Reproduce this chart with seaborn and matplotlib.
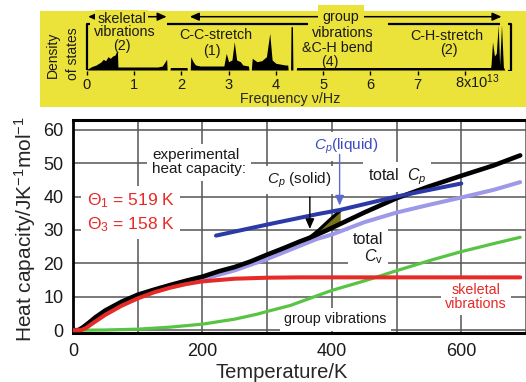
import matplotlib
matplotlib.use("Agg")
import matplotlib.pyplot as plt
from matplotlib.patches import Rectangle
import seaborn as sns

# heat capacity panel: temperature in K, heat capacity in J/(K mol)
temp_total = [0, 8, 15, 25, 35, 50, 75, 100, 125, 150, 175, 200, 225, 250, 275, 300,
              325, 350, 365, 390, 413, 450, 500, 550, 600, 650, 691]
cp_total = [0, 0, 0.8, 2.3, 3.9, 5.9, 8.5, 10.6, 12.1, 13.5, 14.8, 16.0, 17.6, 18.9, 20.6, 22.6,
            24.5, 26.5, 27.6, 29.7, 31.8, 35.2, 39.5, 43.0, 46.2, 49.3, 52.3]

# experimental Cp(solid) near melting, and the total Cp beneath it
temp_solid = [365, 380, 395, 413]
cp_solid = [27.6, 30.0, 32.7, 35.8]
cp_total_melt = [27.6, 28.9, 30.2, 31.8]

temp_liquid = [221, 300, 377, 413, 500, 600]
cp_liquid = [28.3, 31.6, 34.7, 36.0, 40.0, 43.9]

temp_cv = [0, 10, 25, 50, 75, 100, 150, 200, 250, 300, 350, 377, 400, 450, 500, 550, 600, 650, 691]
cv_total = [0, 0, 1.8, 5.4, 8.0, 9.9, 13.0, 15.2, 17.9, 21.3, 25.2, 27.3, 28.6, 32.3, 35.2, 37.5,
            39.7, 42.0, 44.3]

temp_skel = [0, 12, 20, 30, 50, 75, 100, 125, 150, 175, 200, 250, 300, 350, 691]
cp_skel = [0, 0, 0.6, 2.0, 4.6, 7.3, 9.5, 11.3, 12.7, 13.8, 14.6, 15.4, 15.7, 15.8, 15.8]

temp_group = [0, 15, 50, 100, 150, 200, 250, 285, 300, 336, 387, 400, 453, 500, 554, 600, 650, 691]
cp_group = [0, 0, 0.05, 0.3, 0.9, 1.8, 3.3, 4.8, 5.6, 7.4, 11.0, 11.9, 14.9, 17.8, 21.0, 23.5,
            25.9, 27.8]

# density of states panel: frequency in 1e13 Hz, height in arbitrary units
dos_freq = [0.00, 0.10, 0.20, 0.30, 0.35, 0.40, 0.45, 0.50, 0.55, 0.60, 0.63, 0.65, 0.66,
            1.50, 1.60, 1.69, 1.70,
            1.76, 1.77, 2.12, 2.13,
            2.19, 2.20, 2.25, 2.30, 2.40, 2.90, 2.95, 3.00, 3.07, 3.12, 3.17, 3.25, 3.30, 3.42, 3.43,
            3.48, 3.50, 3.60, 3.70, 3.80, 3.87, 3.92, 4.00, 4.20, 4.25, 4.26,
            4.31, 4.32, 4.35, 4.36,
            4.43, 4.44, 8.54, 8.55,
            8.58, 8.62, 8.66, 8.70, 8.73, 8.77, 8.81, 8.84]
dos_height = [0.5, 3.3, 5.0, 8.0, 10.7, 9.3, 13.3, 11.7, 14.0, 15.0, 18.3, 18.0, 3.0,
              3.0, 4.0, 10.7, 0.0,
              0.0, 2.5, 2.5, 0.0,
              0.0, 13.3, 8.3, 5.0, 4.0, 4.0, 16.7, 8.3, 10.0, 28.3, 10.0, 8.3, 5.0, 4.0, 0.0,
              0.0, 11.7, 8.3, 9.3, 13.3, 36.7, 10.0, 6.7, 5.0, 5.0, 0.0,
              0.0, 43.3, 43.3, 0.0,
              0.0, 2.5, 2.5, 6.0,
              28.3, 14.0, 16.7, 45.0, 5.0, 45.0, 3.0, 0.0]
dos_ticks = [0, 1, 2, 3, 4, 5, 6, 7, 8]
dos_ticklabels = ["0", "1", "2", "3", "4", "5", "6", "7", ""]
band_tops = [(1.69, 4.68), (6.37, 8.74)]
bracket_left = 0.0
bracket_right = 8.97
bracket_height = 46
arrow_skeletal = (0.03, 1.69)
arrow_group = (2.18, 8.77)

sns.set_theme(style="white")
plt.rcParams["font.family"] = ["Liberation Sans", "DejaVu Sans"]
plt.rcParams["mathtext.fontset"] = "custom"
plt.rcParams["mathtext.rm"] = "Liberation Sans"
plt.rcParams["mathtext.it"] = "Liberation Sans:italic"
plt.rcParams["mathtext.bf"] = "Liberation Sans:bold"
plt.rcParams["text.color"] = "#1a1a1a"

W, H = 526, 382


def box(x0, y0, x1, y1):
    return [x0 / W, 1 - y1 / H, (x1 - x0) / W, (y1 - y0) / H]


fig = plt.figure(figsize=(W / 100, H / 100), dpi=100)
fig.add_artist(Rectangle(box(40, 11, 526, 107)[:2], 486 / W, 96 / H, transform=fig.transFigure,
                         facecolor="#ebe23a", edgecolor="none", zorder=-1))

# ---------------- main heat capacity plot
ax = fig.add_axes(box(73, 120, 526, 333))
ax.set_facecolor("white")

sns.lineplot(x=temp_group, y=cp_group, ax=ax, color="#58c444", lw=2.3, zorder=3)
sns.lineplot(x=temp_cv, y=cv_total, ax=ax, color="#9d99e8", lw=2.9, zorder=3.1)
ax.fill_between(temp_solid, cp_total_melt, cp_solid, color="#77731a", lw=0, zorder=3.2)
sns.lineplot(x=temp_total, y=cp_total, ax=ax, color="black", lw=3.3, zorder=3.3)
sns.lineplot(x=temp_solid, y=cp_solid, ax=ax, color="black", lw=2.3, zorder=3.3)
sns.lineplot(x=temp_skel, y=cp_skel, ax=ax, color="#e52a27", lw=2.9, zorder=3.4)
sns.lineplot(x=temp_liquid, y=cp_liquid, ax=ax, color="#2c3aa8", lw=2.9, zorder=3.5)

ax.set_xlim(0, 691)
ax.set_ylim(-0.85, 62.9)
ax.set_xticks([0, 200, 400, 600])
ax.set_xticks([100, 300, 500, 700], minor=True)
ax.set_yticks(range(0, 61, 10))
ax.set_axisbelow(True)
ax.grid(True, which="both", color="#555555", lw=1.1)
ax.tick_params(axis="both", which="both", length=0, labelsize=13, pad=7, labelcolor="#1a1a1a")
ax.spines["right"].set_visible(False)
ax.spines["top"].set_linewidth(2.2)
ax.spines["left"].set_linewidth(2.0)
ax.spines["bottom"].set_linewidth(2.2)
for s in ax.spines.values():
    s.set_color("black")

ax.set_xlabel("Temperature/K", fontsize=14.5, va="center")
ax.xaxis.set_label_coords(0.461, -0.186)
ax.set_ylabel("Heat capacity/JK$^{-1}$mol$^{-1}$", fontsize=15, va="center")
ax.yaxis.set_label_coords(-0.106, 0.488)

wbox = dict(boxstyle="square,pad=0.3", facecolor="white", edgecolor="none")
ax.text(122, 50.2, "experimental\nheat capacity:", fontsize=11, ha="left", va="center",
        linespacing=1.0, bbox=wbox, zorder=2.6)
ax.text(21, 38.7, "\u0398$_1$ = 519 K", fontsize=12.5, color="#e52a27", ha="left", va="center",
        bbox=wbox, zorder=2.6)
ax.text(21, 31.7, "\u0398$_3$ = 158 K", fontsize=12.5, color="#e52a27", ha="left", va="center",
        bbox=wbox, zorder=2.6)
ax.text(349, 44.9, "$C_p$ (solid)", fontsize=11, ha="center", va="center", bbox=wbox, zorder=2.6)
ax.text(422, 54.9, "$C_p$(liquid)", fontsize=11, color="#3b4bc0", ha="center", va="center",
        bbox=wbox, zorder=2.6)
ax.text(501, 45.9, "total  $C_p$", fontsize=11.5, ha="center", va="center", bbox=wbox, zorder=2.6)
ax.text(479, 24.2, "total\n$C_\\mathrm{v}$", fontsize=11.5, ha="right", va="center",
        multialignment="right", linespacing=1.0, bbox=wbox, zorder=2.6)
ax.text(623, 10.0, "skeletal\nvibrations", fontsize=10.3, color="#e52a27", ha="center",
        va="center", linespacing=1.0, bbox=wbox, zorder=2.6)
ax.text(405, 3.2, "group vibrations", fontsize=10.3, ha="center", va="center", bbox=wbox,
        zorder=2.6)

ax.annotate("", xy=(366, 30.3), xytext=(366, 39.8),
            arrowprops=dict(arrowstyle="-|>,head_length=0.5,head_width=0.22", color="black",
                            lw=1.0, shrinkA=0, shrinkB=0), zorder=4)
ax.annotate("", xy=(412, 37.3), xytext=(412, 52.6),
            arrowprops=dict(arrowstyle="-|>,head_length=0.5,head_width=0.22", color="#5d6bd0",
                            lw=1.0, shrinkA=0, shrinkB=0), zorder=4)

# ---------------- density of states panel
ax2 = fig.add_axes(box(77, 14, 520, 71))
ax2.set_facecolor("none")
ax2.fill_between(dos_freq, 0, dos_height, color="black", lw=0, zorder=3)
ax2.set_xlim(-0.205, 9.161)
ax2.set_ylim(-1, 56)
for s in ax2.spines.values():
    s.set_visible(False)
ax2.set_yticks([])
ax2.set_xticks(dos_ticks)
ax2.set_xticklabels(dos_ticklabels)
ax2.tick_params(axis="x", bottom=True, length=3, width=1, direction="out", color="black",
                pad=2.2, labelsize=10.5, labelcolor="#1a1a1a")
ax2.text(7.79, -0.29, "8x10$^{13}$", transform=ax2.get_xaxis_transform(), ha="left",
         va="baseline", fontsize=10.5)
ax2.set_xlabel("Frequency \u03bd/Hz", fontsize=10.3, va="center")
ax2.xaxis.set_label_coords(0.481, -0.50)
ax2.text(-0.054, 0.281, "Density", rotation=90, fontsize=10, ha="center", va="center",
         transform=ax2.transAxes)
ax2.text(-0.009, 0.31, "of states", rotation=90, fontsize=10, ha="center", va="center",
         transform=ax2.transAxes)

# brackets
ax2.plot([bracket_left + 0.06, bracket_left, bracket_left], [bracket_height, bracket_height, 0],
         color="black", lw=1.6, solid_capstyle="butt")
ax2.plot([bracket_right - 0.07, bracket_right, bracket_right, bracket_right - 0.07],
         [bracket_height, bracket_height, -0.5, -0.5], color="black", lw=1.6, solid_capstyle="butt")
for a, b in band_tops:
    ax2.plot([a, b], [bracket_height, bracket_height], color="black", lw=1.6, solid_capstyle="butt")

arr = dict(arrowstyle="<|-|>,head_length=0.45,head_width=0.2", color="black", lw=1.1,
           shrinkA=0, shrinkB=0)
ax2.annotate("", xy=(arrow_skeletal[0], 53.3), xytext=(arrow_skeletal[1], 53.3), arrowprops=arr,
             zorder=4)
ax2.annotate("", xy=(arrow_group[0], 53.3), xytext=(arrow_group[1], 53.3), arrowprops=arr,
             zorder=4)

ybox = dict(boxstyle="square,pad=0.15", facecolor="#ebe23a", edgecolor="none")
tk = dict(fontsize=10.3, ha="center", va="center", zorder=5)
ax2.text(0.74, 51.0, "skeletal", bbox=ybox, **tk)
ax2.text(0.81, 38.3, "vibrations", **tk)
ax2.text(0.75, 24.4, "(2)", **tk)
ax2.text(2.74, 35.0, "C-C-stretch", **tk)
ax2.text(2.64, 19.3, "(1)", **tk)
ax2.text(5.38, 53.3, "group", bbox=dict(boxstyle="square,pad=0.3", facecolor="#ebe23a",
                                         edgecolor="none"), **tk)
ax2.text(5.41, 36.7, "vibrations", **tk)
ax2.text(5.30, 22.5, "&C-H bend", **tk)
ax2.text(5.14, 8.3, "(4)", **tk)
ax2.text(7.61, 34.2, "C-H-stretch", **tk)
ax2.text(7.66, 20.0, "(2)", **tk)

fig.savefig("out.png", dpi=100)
---+---
Return exactly what appears from the opening line of the material through the line with "25.9, 27.8]", apart from the pictures.

Task output —
Reproduce this chart with seaborn and matplotlib.
import matplotlib
matplotlib.use("Agg")
import matplotlib.pyplot as plt
from matplotlib.patches import Rectangle
import seaborn as sns

# heat capacity panel: temperature in K, heat capacity in J/(K mol)
temp_total = [0, 8, 15, 25, 35, 50, 75, 100, 125, 150, 175, 200, 225, 250, 275, 300,
              325, 350, 365, 390, 413, 450, 500, 550, 600, 650, 691]
cp_total = [0, 0, 0.8, 2.3, 3.9, 5.9, 8.5, 10.6, 12.1, 13.5, 14.8, 16.0, 17.6, 18.9, 20.6, 22.6,
            24.5, 26.5, 27.6, 29.7, 31.8, 35.2, 39.5, 43.0, 46.2, 49.3, 52.3]

# experimental Cp(solid) near melting, and the total Cp beneath it
temp_solid = [365, 380, 395, 413]
cp_solid = [27.6, 30.0, 32.7, 35.8]
cp_total_melt = [27.6, 28.9, 30.2, 31.8]

temp_liquid = [221, 300, 377, 413, 500, 600]
cp_liquid = [28.3, 31.6, 34.7, 36.0, 40.0, 43.9]

temp_cv = [0, 10, 25, 50, 75, 100, 150, 200, 250, 300, 350, 377, 400, 450, 500, 550, 600, 650, 691]
cv_total = [0, 0, 1.8, 5.4, 8.0, 9.9, 13.0, 15.2, 17.9, 21.3, 25.2, 27.3, 28.6, 32.3, 35.2, 37.5,
            39.7, 42.0, 44.3]

temp_skel = [0, 12, 20, 30, 50, 75, 100, 125, 150, 175, 200, 250, 300, 350, 691]
cp_skel = [0, 0, 0.6, 2.0, 4.6, 7.3, 9.5, 11.3, 12.7, 13.8, 14.6, 15.4, 15.7, 15.8, 15.8]

temp_group = [0, 15, 50, 100, 150, 200, 250, 285, 300, 336, 387, 400, 453, 500, 554, 600, 650, 691]
cp_group = [0, 0, 0.05, 0.3, 0.9, 1.8, 3.3, 4.8, 5.6, 7.4, 11.0, 11.9, 14.9, 17.8, 21.0, 23.5,
            25.9, 27.8]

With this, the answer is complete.